### TASK GOAL
Set down all of the data that follows word for word, without the images.

::: SOURCE MATERIAL :::

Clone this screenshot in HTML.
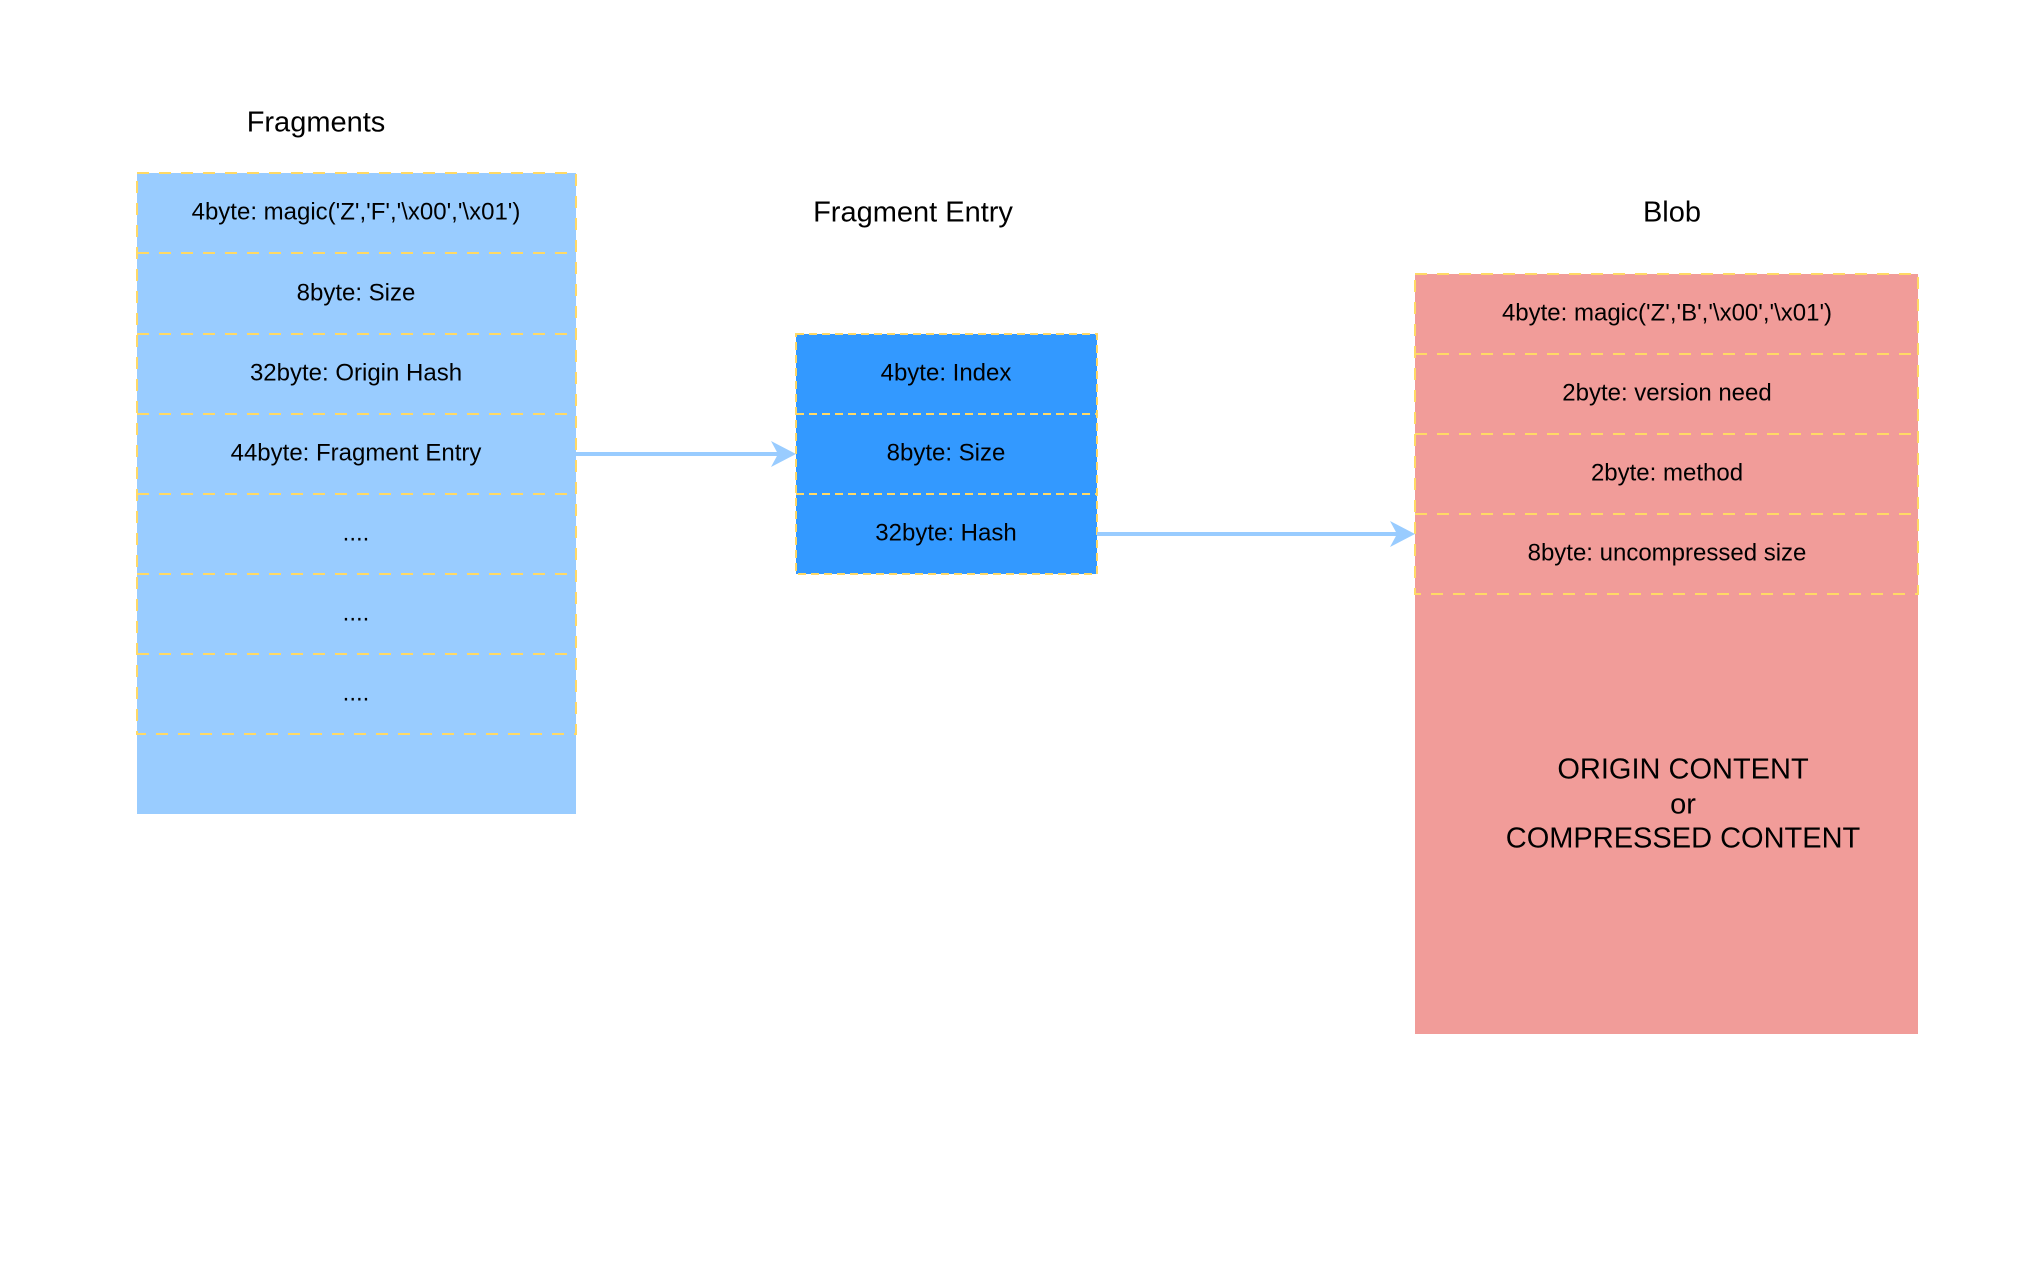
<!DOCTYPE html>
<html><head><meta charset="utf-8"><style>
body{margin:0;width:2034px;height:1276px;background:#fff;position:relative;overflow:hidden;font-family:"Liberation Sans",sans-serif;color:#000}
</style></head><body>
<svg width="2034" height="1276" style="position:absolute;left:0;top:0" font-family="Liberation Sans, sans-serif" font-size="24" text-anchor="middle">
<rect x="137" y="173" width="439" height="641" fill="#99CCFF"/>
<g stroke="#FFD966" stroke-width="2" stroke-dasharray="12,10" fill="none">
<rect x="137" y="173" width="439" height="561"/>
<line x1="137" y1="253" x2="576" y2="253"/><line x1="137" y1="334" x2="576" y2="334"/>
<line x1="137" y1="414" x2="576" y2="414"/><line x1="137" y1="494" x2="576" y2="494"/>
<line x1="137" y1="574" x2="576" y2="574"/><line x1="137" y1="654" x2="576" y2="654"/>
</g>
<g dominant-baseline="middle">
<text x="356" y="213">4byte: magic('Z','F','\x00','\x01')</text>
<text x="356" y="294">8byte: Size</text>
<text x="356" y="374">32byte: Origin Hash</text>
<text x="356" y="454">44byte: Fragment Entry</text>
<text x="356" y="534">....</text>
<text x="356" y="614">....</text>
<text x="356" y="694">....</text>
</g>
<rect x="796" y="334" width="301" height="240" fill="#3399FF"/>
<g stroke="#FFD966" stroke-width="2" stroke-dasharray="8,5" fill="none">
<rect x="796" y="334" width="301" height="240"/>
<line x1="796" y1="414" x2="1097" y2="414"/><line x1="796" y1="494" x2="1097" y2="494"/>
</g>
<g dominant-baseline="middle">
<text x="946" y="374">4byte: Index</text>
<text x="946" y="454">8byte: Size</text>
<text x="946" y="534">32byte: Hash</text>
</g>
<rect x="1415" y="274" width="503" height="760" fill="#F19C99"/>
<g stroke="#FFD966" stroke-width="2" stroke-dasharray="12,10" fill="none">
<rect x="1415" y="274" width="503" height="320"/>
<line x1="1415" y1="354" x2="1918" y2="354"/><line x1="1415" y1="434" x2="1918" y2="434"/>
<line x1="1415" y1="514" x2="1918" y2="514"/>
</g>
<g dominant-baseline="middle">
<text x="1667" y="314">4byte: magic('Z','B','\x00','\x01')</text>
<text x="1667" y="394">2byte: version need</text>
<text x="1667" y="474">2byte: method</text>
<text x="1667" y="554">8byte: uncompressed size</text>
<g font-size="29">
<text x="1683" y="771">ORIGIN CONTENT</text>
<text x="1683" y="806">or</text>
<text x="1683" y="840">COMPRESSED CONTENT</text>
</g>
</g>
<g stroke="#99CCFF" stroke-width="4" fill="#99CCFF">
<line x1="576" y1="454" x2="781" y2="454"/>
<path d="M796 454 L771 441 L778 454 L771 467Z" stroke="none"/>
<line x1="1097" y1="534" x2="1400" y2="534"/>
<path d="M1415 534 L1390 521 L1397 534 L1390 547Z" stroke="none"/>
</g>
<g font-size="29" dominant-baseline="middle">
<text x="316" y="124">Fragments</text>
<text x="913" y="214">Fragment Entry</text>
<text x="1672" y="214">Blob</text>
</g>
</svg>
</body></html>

:::

### PROBLEM SOLUTION
Clone this screenshot in HTML.
<!DOCTYPE html>
<html><head><meta charset="utf-8"><style>
body{margin:0;width:2034px;height:1276px;background:#fff;position:relative;overflow:hidden;font-family:"Liberation Sans",sans-serif;color:#000}
</style></head><body>
<svg width="2034" height="1276" style="position:absolute;left:0;top:0" font-family="Liberation Sans, sans-serif" font-size="24" text-anchor="middle">
<rect x="137" y="173" width="439" height="641" fill="#99CCFF"/>
<g stroke="#FFD966" stroke-width="2" stroke-dasharray="12,10" fill="none">
<rect x="137" y="173" width="439" height="561"/>
<line x1="137" y1="253" x2="576" y2="253"/><line x1="137" y1="334" x2="576" y2="334"/>
<line x1="137" y1="414" x2="576" y2="414"/><line x1="137" y1="494" x2="576" y2="494"/>
<line x1="137" y1="574" x2="576" y2="574"/><line x1="137" y1="654" x2="576" y2="654"/>
</g>
<g dominant-baseline="middle">
<text x="356" y="213">4byte: magic('Z','F','\x00','\x01')</text>
<text x="356" y="294">8byte: Size</text>
<text x="356" y="374">32byte: Origin Hash</text>
<text x="356" y="454">44byte: Fragment Entry</text>
<text x="356" y="534">....</text>
<text x="356" y="614">....</text>
<text x="356" y="694">....</text>
</g>
<rect x="796" y="334" width="301" height="240" fill="#3399FF"/>
<g stroke="#FFD966" stroke-width="2" stroke-dasharray="8,5" fill="none">
<rect x="796" y="334" width="301" height="240"/>
<line x1="796" y1="414" x2="1097" y2="414"/><line x1="796" y1="494" x2="1097" y2="494"/>
</g>
<g dominant-baseline="middle">
<text x="946" y="374">4byte: Index</text>
<text x="946" y="454">8byte: Size</text>
<text x="946" y="534">32byte: Hash</text>
</g>
<rect x="1415" y="274" width="503" height="760" fill="#F19C99"/>
<g stroke="#FFD966" stroke-width="2" stroke-dasharray="12,10" fill="none">
<rect x="1415" y="274" width="503" height="320"/>
<line x1="1415" y1="354" x2="1918" y2="354"/><line x1="1415" y1="434" x2="1918" y2="434"/>
<line x1="1415" y1="514" x2="1918" y2="514"/>
</g>
<g dominant-baseline="middle">
<text x="1667" y="314">4byte: magic('Z','B','\x00','\x01')</text>
<text x="1667" y="394">2byte: version need</text>
<text x="1667" y="474">2byte: method</text>
<text x="1667" y="554">8byte: uncompressed size</text>
<g font-size="29">
<text x="1683" y="771">ORIGIN CONTENT</text>
<text x="1683" y="806">or</text>
<text x="1683" y="840">COMPRESSED CONTENT</text>
</g>
</g>
<g stroke="#99CCFF" stroke-width="4" fill="#99CCFF">
<line x1="576" y1="454" x2="781" y2="454"/>
<path d="M796 454 L771 441 L778 454 L771 467Z" stroke="none"/>
<line x1="1097" y1="534" x2="1400" y2="534"/>
<path d="M1415 534 L1390 521 L1397 534 L1390 547Z" stroke="none"/>
</g>
<g font-size="29" dominant-baseline="middle">
<text x="316" y="124">Fragments</text>
<text x="913" y="214">Fragment Entry</text>
<text x="1672" y="214">Blob</text>
</g>
</svg>
</body></html>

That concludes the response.